Italy and Germany Are Losing Football’s New Economic Arms Race
Italy and Germany are facing a problem that goes far beyond national team performance. What is emerging instead is an economic warning sign about the future competitiveness of two of Europe’s biggest football industries.
According to analysis from Off The Pitch, Serie A clubs now account for just five of the world’s 100 most valuable players, while Bundesliga clubs account for eight. The Premier League alone represents 57 of those players, a dramatic increase from 45 in 2022.
That matters because elite player production has become one of football’s most important economic indicators. The clubs and leagues that consistently create globally valuable talent generate stronger transfer revenues, attract larger sponsorship deals, build more international relevance and maintain greater leverage in media rights negotiations. In modern football, player value is not simply a sporting metric. It is a proxy for economic power.
For Germany and Italy, the concern is structural. Both countries still possess enormous football heritage, strong fan cultures and globally recognised clubs. But beneath that surface, the underlying economics are weakening.
In Italy, the federation has already publicly acknowledged the scale of the problem. The FIGC’s latest official football report revealed that Italian professional football continues to lose more than €730 million per year collectively, while clubs accumulated combined Covid era losses of €3.6 billion. Total debt across the professional pyramid stands at roughly €5.5 billion.

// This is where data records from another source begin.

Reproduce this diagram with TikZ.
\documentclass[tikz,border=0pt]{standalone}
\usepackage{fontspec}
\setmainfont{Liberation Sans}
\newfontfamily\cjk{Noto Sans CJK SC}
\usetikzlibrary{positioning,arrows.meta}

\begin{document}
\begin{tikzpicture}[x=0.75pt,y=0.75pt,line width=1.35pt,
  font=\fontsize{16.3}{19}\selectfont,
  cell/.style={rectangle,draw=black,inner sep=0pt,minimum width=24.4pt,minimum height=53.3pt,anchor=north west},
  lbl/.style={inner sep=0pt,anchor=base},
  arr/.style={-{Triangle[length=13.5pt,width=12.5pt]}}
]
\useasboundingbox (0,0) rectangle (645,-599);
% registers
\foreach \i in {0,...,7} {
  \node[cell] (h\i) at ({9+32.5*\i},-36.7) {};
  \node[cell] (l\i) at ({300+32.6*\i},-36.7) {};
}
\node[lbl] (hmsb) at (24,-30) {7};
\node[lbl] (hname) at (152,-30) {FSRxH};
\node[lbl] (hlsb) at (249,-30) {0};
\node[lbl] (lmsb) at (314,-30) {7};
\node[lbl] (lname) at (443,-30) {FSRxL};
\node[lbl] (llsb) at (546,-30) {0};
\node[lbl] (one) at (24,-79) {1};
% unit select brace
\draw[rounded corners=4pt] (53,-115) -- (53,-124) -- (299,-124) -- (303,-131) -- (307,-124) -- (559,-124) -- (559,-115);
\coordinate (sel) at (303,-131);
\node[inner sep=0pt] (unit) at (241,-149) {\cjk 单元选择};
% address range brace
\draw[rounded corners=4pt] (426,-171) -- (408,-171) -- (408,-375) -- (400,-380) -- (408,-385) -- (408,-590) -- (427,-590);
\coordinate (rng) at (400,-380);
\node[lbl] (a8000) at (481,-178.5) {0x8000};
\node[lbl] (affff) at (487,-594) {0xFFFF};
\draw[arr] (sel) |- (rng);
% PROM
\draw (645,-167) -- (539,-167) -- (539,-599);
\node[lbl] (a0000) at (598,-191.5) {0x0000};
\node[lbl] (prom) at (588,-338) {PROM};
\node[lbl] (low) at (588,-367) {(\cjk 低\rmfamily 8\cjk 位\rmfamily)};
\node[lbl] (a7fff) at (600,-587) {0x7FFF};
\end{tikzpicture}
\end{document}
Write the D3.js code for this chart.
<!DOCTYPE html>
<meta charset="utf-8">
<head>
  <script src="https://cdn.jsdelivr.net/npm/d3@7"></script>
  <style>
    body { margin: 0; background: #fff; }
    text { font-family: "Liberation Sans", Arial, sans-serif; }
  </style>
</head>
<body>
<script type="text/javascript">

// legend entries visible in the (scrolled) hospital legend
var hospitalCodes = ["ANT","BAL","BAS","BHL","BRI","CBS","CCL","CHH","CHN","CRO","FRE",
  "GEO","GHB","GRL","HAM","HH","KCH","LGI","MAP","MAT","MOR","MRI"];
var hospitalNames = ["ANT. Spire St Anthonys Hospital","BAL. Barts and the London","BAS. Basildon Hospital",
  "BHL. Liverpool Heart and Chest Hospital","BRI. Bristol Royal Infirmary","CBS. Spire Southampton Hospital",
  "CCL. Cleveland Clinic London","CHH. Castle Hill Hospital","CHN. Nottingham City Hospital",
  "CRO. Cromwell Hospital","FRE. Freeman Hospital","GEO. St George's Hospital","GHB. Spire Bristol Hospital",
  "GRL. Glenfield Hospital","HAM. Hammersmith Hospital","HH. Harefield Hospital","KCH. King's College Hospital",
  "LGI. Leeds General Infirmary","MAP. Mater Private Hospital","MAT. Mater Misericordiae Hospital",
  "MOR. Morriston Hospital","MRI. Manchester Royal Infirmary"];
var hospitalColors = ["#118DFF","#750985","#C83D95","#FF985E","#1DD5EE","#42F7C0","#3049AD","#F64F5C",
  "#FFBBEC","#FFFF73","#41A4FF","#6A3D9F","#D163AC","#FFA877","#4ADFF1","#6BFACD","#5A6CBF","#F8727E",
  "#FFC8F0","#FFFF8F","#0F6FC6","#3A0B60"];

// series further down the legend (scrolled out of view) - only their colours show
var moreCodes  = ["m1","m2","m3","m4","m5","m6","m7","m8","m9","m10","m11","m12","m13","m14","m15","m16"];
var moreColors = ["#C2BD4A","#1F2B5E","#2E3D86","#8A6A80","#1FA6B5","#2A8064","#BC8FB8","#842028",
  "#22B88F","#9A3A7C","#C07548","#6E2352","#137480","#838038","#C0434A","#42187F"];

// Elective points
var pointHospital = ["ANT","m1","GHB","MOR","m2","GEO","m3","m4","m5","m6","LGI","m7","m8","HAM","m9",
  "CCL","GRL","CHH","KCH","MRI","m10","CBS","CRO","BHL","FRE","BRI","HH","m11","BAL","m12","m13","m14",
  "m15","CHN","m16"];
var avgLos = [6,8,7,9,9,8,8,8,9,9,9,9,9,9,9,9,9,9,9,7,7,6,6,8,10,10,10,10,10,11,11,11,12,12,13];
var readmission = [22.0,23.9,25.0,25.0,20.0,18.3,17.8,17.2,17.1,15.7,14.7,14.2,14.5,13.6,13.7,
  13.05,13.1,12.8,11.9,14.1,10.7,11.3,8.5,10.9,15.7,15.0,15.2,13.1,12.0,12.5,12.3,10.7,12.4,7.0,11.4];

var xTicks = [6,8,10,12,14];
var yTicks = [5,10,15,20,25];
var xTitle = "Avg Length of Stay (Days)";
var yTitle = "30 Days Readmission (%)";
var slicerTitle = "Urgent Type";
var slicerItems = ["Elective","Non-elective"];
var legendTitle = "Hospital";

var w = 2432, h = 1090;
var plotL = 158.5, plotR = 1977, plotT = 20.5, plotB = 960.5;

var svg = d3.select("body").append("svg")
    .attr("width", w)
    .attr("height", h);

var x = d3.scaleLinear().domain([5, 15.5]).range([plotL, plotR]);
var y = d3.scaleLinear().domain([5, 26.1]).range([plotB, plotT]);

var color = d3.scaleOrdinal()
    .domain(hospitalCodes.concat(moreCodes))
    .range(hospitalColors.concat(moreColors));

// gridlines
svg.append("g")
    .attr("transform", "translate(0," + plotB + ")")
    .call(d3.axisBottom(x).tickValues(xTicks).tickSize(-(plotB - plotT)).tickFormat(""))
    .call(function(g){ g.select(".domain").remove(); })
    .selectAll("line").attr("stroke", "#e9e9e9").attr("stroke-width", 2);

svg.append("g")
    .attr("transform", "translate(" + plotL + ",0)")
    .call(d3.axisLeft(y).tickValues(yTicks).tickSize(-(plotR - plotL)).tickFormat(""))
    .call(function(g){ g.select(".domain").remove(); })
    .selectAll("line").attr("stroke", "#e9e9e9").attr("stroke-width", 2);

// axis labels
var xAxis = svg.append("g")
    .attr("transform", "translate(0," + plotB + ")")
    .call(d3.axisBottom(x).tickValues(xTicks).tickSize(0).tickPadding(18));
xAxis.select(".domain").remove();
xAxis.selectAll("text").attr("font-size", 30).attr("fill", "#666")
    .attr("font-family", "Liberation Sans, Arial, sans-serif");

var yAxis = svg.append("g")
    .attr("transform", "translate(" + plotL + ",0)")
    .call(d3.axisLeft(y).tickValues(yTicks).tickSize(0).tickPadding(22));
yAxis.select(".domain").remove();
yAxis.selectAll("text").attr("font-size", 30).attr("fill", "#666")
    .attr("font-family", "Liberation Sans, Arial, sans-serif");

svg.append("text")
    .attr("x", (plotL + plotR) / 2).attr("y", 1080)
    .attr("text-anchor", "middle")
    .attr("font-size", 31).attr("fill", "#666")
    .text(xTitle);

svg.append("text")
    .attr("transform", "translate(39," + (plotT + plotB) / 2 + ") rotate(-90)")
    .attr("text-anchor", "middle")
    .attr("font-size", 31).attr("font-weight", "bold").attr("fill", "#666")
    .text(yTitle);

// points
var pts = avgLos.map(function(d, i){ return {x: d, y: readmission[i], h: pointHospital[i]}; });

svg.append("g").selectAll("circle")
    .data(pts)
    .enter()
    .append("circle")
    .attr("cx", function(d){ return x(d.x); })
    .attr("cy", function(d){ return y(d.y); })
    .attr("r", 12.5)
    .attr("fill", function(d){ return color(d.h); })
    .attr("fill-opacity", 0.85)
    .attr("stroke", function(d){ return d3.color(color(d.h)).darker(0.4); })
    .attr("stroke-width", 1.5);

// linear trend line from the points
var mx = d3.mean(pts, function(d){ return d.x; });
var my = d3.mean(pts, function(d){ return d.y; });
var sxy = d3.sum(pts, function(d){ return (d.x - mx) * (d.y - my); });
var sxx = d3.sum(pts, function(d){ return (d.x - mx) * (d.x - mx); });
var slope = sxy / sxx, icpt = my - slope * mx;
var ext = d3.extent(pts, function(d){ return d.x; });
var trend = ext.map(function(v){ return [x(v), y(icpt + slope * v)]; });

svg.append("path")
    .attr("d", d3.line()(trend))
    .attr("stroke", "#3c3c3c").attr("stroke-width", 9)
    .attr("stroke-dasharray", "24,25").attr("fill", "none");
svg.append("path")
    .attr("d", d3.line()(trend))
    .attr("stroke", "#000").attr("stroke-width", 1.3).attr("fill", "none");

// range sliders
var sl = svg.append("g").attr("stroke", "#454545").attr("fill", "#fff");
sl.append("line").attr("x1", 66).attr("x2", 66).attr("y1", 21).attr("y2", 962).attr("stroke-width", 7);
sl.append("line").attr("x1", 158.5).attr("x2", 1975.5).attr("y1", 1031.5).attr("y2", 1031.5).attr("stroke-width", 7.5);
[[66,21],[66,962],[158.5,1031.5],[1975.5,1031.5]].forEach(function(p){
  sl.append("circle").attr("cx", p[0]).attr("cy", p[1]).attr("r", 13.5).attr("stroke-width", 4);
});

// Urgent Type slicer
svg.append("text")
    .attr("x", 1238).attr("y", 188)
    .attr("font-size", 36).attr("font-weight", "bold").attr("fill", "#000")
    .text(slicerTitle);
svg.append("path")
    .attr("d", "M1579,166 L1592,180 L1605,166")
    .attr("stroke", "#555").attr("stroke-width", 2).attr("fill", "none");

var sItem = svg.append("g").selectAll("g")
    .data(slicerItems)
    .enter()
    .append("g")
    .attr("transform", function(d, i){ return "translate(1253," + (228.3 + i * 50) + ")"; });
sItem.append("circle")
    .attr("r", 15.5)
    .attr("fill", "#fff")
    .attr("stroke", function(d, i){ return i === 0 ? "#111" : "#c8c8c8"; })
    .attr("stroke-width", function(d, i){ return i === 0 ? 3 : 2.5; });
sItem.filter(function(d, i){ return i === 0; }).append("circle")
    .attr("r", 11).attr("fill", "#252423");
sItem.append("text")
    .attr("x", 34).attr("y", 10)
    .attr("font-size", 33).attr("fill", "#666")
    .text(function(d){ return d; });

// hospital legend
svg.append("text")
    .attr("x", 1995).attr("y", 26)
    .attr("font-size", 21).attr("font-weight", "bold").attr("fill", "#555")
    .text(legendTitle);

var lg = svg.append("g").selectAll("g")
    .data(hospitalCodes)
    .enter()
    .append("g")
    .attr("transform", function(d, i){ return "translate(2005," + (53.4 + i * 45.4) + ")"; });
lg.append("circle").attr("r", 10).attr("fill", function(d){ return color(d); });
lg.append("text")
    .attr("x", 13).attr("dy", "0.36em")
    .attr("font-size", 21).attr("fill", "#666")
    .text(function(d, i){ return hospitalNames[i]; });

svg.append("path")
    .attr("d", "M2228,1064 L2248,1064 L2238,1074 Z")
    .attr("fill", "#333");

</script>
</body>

The report also highlighted a growing infrastructure deficit. Italy is no longer among Europe’s leading countries for stadium modernisation, despite football economies of lower international standing investing more aggressively in facilities. The federation additionally criticised governance fragmentation and the oversized nature of the professional pyramid, with Italy operating 97 professional clubs, one of the highest totals in world football.
Perhaps most significantly, the FIGC directly linked recent regulatory changes to declining youth development outcomes. Federation leadership argued that reforms to sporting labour laws weakened incentives for clubs to invest in academies and player formation.
This is where the business implications become particularly interesting.
Italian football increasingly appears trapped in a cycle where weak commercial revenues force clubs to prioritise player trading. That creates an incentive to recruit and flip internationally marketable talent rather than invest patiently in domestic player development. One LinkedIn analysis from football finance circles described foreign player recruitment as “the only reliable way to generate profit” for many Italian clubs.
The consequence is that Italy risks losing something economically invaluable: identity driven talent production. Historically, Italian football exported not just clubs and trophies, but archetypes. Defenders, playmakers, tacticians and world class stars formed part of Serie A’s global brand. If that pipeline weakens permanently, the league’s international distinctiveness weakens alongside it.
Germany’s challenge is slightly different. The Bundesliga remains commercially healthier than Serie A, but concerns are growing that Germany’s post 2014 development model has stalled at the elite level. The DFL has already responded with new U21 competition reforms aimed at improving the transition between academy football and senior football.
The issue is not necessarily the quantity of players being developed. Germany still produces technically strong professionals at scale. The concern is whether the system is still producing enough globally marketable superstars capable of driving international fan growth and commercial relevance.
That distinction matters because football’s economy increasingly rewards star concentration. A small number of globally recognisable players now disproportionately influence sponsorship activation, social media growth, merchandising and broadcast attention. England and France have become exceptionally effective at industrialising this process.
France has effectively positioned itself as football’s leading export nation. England meanwhile has combined elite academy investment with overwhelming financial power, allowing Premier League clubs to both produce and retain talent. Germany and Italy now sit awkwardly in between. They are too large historically to become pure feeder systems, but increasingly vulnerable economically to wealthier leagues extracting their best talent.
This could have major long term implications for both football economies.
If the concentration of elite talent continues accelerating toward England and a handful of super clubs, Serie A and the Bundesliga may increasingly become development ecosystems rather than destination leagues. That would likely suppress future international media rights growth and reduce global commercial appeal over time.
It may also force strategic change. Italy’s current FIGC presidential campaigns are already centred around youth incentives, governance reform, stadium modernisation and league restructuring. Proposed reforms include reducing the number of professional clubs and increasing incentives for domestic young players.
In Germany, expect continued investment in player transition structures, second teams and pathway optimisation. The Bundesliga understands that maintaining its reputation as a talent producing league is central to its business model.
The deeper question is whether football is entering an era where talent concentration mirrors wider economic concentration across global sport. The Premier League’s financial gravity may now be so powerful that even historically dominant football nations struggle to compete for the game’s most valuable assets.
That would represent a profound shift in European football’s balance of power. Not just competitively, but economically.